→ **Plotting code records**

···

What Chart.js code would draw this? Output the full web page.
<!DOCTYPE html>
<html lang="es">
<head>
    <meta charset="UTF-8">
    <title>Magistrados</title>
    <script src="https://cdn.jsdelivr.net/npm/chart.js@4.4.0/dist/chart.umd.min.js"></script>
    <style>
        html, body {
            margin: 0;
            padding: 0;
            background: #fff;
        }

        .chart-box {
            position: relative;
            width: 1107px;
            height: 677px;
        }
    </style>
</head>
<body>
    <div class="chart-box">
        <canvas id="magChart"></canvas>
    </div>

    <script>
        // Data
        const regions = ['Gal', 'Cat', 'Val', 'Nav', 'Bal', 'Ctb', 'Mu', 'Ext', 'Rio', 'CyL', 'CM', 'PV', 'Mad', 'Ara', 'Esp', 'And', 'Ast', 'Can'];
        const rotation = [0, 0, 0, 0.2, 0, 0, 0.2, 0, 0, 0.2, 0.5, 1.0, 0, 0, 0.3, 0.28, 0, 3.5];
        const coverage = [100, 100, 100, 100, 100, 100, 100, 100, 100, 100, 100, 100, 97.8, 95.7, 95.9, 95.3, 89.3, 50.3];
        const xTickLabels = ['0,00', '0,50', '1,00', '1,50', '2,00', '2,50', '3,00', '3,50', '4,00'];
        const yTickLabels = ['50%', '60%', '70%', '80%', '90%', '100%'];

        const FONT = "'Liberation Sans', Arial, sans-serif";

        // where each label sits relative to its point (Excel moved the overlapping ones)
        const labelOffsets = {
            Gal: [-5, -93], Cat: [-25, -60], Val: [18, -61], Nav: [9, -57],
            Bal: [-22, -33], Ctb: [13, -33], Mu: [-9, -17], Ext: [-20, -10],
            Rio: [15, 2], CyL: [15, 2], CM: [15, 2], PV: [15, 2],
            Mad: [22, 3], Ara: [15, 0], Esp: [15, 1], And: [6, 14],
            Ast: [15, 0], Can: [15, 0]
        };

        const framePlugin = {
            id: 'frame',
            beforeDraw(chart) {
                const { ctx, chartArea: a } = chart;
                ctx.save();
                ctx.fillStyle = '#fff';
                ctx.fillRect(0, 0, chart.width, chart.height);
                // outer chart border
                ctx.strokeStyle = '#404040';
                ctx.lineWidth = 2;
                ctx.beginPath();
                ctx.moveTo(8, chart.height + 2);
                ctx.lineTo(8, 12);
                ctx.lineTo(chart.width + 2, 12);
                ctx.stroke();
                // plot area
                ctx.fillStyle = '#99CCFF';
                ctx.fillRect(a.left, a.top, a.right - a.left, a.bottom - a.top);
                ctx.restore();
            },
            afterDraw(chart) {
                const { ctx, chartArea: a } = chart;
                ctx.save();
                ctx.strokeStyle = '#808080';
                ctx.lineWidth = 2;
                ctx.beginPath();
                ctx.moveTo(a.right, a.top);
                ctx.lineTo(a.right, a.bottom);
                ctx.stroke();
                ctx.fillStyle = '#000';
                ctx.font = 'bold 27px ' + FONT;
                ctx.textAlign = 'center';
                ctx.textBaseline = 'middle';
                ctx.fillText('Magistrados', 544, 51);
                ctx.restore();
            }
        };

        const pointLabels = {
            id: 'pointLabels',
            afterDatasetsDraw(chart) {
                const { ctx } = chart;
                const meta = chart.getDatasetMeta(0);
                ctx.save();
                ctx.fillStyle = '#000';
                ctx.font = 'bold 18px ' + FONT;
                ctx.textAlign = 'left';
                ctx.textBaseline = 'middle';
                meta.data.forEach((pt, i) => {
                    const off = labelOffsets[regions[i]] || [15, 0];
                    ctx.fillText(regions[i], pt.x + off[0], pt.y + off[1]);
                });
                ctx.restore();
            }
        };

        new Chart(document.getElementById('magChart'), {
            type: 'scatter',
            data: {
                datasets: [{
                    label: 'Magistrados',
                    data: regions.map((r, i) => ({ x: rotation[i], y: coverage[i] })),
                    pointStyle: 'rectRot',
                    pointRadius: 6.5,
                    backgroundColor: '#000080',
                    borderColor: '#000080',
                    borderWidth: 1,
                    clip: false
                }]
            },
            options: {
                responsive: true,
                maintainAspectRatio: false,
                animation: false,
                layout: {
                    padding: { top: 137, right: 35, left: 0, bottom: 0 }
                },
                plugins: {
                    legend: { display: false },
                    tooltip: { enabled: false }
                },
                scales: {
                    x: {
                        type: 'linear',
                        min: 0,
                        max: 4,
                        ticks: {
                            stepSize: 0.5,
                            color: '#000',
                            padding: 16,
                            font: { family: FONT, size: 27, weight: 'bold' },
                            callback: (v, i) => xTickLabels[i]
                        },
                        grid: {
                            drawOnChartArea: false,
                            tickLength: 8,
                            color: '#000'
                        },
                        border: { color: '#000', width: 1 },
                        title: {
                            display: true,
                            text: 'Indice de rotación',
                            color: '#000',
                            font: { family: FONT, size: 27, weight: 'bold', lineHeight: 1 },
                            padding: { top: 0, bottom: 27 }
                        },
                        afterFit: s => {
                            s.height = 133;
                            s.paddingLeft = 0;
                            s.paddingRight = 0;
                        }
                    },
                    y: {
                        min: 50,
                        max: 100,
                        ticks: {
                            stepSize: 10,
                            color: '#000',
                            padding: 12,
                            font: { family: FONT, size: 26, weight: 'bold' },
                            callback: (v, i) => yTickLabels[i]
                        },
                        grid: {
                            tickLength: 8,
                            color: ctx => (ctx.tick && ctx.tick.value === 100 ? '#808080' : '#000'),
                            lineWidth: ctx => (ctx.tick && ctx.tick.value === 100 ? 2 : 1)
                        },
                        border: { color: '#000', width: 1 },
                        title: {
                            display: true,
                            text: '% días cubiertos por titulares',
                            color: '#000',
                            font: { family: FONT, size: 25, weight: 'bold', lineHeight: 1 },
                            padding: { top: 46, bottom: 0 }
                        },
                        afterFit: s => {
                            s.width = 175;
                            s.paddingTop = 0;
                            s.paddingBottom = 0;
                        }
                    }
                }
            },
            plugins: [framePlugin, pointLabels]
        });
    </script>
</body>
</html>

···

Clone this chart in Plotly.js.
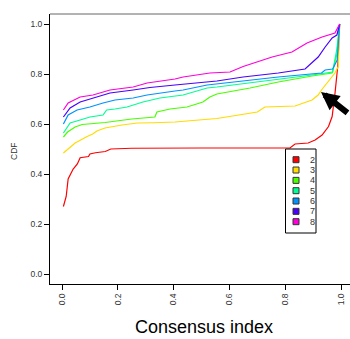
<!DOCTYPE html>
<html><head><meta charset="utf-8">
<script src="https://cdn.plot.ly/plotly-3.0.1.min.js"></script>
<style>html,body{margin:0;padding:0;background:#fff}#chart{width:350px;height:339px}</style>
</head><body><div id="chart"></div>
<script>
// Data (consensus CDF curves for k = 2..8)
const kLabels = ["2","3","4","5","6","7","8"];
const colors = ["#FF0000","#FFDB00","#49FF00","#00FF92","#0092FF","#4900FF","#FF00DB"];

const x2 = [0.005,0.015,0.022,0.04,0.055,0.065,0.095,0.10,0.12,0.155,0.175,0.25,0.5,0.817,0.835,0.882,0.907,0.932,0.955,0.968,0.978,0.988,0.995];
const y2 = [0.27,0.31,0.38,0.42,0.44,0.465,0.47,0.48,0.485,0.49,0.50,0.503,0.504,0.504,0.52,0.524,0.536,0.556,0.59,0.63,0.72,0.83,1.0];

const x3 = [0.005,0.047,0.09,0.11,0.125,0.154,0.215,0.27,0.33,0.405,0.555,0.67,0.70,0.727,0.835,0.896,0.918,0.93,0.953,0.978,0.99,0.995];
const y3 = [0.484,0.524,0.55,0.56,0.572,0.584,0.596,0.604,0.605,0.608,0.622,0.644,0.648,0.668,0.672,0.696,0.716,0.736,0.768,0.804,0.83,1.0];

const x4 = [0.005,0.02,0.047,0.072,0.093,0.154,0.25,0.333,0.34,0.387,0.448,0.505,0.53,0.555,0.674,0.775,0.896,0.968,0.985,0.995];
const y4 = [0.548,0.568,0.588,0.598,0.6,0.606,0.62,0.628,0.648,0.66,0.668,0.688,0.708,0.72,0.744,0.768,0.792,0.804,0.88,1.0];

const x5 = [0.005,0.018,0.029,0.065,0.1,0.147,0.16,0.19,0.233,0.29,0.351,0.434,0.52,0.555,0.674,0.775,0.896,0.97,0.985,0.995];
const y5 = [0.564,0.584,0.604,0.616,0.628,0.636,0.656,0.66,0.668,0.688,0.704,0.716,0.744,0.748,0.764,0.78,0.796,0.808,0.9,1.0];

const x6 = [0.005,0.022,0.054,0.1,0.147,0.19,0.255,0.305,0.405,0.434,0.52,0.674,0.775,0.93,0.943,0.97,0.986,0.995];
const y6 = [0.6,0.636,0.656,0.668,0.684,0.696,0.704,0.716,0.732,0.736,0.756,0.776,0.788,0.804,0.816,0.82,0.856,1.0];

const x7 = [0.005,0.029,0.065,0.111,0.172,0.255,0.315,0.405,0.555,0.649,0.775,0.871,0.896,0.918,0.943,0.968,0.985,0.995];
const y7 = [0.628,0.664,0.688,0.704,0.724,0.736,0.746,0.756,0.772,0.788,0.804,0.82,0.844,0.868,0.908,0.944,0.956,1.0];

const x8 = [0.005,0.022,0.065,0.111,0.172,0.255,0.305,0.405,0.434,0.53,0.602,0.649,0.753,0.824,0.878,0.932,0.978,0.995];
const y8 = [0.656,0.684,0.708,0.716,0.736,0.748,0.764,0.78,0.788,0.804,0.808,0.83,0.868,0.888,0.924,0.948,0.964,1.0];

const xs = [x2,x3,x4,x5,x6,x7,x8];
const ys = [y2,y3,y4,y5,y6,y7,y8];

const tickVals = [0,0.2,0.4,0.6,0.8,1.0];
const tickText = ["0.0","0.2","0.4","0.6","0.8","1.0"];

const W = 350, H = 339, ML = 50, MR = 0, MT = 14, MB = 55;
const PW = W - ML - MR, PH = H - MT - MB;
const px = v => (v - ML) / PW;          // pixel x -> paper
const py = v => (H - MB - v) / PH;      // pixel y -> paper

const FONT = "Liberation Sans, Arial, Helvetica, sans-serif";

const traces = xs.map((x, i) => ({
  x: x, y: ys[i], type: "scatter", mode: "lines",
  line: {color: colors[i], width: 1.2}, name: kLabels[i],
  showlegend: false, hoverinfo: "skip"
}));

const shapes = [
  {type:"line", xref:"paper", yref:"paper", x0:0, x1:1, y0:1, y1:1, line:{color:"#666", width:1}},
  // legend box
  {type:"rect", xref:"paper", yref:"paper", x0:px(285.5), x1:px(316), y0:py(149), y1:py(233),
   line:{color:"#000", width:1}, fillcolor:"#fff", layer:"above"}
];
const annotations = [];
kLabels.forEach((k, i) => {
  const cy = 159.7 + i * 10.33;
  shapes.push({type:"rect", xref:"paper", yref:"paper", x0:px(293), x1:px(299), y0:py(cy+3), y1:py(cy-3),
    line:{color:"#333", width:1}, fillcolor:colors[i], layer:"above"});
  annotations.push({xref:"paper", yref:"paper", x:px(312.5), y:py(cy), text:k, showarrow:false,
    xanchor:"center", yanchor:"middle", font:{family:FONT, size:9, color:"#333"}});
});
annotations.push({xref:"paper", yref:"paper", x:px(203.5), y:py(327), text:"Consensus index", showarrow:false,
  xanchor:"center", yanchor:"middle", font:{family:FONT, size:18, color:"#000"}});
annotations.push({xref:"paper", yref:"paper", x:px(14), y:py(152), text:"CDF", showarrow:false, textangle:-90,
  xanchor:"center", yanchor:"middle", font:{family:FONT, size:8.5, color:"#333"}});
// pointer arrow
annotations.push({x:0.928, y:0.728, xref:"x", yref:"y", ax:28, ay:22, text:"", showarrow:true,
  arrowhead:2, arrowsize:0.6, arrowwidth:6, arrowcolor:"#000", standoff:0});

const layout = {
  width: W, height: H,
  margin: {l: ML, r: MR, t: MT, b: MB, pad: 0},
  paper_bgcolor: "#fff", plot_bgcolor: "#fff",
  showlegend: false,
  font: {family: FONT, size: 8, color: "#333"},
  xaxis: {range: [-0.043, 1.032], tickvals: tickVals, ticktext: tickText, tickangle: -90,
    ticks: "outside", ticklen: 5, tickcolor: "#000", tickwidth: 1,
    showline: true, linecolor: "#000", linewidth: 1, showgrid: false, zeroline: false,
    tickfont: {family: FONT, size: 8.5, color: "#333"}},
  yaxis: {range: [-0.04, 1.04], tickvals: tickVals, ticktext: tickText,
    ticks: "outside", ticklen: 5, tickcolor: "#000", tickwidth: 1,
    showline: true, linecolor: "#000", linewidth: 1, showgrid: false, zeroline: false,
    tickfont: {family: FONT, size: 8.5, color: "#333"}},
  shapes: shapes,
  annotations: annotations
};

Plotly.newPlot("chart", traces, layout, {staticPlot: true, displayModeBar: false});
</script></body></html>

···

→ **To be done**
The answer must consist solely of the number of lines in the entries that contain the word "this".

→ **Result of the task**
2